I limiti della business judgment rule
Il sindacato giudiziale sulla condotta degli amministratori della società, quale fonte di responsabilità, non può avere ad oggetto il merito delle scelte imprenditoriali, non potendosi addebitare gli esiti economici negativi di dette scelte che dipendano dal rischio economico a cui è soggetta l’impresa, secondo il principio della business judgment rule. Tuttavia, la regola di insindacabilità in discussione trova precisi limiti che, se travalicati, impongono un giudizio di responsabilità gestoria in capo agli amministratori. La regola di insindacabilità gestoria incontra un primo limite che concerne il grado di diligenza dell’amministratore nel processo decisionale seguito, che deve essere preceduto dalle verifiche e dall’acquisizione di informazioni preventive normalmente richieste per una scelta di quel tipo. Un secondo limite concerne la razionalità della scelta, dovendo sussistere coerenza tra le informazioni assunte, le verifiche effettuate e la decisione assunta.
Revoca della delibera del CdA invalida e soccombenza virtuale
Il principio di cui all’art. 2377, co. 8, c.c. è espressione specifica del più generale principio di soccombenza che governa il regime delle spese processuali. In tal senso, la sostituzione da parte di un’ente di una delibera impugnata con altra presa in conformità della legge e dell’atto costitutivo implica il riconoscimento da parte dell’ente dell’invalidità della delibera sostituita, con la conseguenza che le spese processuali dovranno essere sostenute dall’ente medesimo.
Pagamento delle spese di giudizio in caso di cessazione della materia del contendere
Viene meno la ragion d’essere sostanziale della lite una volta intervenuto il pagamento spontaneo da parte dei convenuti di quanto richiesto da parte attrice. Tale circostanza priva le parti di ogni interesse a proseguire il giudizio, venendo meno ogni ragione di contrasto tra di esse.

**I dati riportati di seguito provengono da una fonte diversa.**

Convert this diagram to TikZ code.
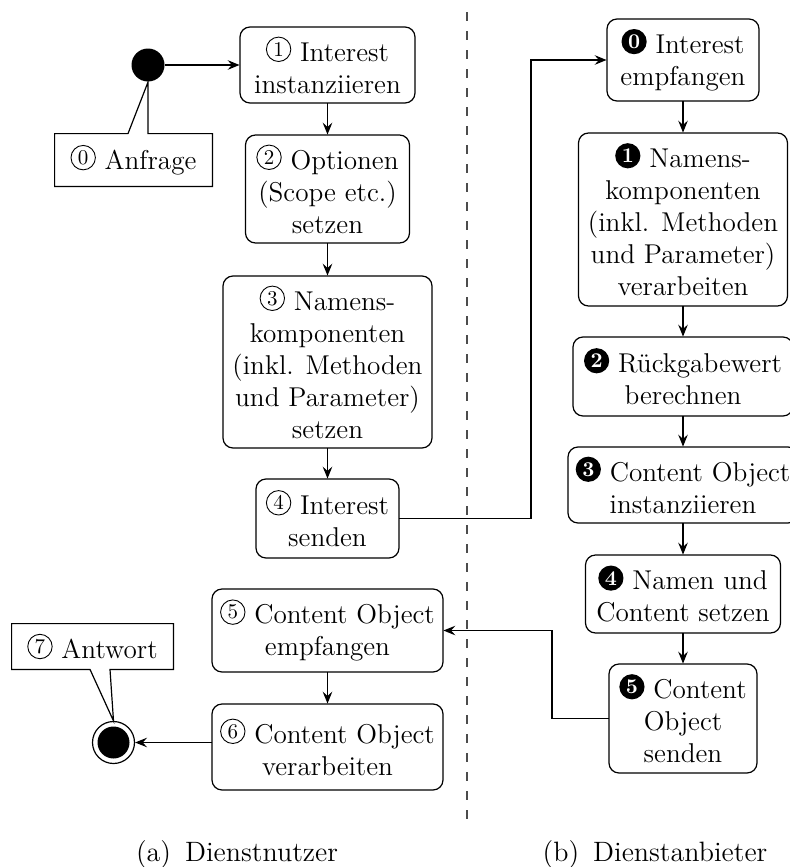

Rispetto al regolamento delle spese del giudizio, l’art. 91 c.p.c. prevede il principio della soccombenza che, nel caso in cui vi sia cessazione della materia del contendere, si declina nel principio della soccombenza virtuale, secondo il quale le spese processuali gravano sulla parte che sarebbe risultata soccombente secondo un apprezzamento prognostico sulla fondatezza della domanda proposta. Non trova invece applicazione il secondo periodo del comma 1 dell’art. 91 c.p.c. – secondo cui il giudice “se accoglie la domanda in misura non superiore all’eventuale proposta conciliativa, condanna la parte che ha rifiutato senza giustificato motivo la proposta al pagamento delle spese del processo maturate dopo la formulazione della proposta, salvo quanto disposto dal secondo comma dell’articolo 92” – qualora le parti abbiano richiesto la dichiarazione della cessazione della materia del contendere, mentre la norma in oggetto presuppone una pronuncia di accoglimento della domanda di una delle parti e dunque una pronuncia nel merito, la cui necessità nel presente procedimento è venuta meno.